Almost all instructions in x86 can mess with memory directly; so:
Messes with memory (the thing eax *points* to)
|
Messes with eax itself (and not memory)
|
incl (%eax)
|
incl %eax
|
mov $7, (%eax)
|
mov $7, %eax
|
add $15, (%eax)
|
add $15,%eax
|
That is, whether %eax is treated like a pointer or a variable depends
on the instruction you use! If this seems confusing, keep in mind
that C also allows integers and pointers to be manipulated
independently:
Messes with memory (the thing p *points* to)
|
Messes with p itself (and not what it points to)
|
(*p)++;
|
p++;
|
*p=7;
|
p=(int *)7;
|
*p+=15;
|
p+=15;
|
Stupid Pointer Tricks
On a 32-bit machine, all pointers are 4 bytes: pointers to ints,
pointers to chars, pointers to doubles, and even pointers to
functions. You can get a "generic" pointer type with "void *": this
tells the compiler not to worry about what it points to.
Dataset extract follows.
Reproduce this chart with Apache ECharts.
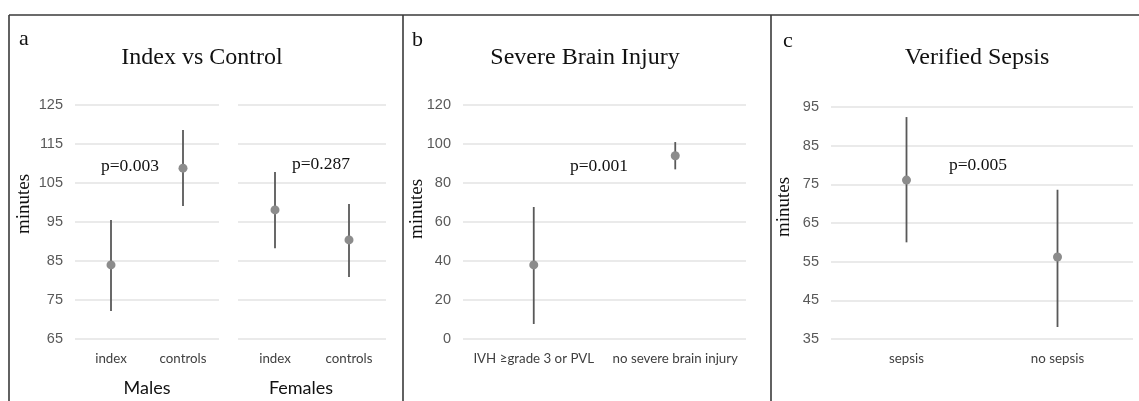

Any data type
(but not functions) can be silently & implicitly converted to a
"void *".
You can explicitly convert between any two different pointer types with a typecast:
int i;
int *p=&i; /* p points to i */
char *c=(char *)p; /* c has the same value as p; so it points to the first *char* of i */
*c=1; /* Sets the first *byte* of i to 1 */
For example, you can't actually do anything (in C) with a "void *". But you can
typecast it to some real pointer type and then do some work on it, like this:
void increment_generic(char whut,void *p) {
switch(whut) {
case 'i': (*(int *)p)++; break; /* Increments the int pointed to by p */
case 'c': (*(char *)p)++; break; /* Increments the char pointed to by p */
case 'd': (*(double *)p)++; break; /* Increments the double pointed to by p */
};
}
int foo(void) {
int i=100;
increment_generic('i',&i);
return i;
}
You tend to have to do this sort of thing for network I/O, where you
want to accept input data of any type, and process it the right way
using (mostly) the same code.
In assembly, there's no difference between a "void *", "int *", "char
*", or even a plain "long". (On a 32-bit machine, even "int" and
pointers are interchangable. On a 64-bit machine, an "int" might still
be 4 bytes but a pointer 8 bytes; but a "long" is usually the same size
as a pointer.) This means you can (fairly) safely typecast pointers to
longs, and back again:
int i=3;
int *p=&i; /* p contains the address of i */
long j=(long)p; /* j also contains the address of i */
return *(int *)j; /* treat j as an int pointer */
In assembly, there's no difference between p and j! They can both
be
stored in a register, copied to and from memory, etc. So if you
were
sufficiently silly, you could just forgo pointers and declare all your
variables and arguments as "long", and then typecast to pointers right
before you use them. The problem with this? The same
problem as
assembly--*you* have to remember what's an int and what's
a pointer, and screwing up either causes bizarre problems at runtime
(bogus values, segfaults, etc). If you use the type system
correctly, the *compiler* keeps track of what is and isn't a pointer,
and gives you decent errors when you screw them up.
Function Pointers
You can have a pointer to anything in memory: an int, a char, an array
of ints or chars, or even a subroutine. What's a pointer to a
subroutine? Just a pointer to the first byte of its first
instruction!
The syntax for a function pointer is perfectly reasonable, but it's got
one extra set of parenthesis wrapped around it. It starts with an
ordinary function prototype:
int some_fn(int some_arg);
Now you add a "typedef" to make "some_fn" a new type (not a function prototype):
typedef int some_fn(int some_arg);
Now add the silly parenthesis:
typedef int (some_fn)(int some_arg);
This is the function itself; you want a pointer to this function, so you add an asterix like this:
typedef int (*some_fn)(int some_arg);
There! You can now declare variables as having type "some_fn",
pass functions as arguments to subroutines, keep arrays of functions,
etc:
Executable NetRun Link
typedef int (*some_fn)(int some_arg);
int add_three(int i) { return 3+i; }
int call_fn(some_fn f) { return f(100); }
int foo(void) {
some_fn f=add_three; /* Make a new function pointer "f", pointing to function "add_three" */
return call_fn(f);
}
Note that there *isn't* a function called "f" anywhere--"f" is the pointer to a function.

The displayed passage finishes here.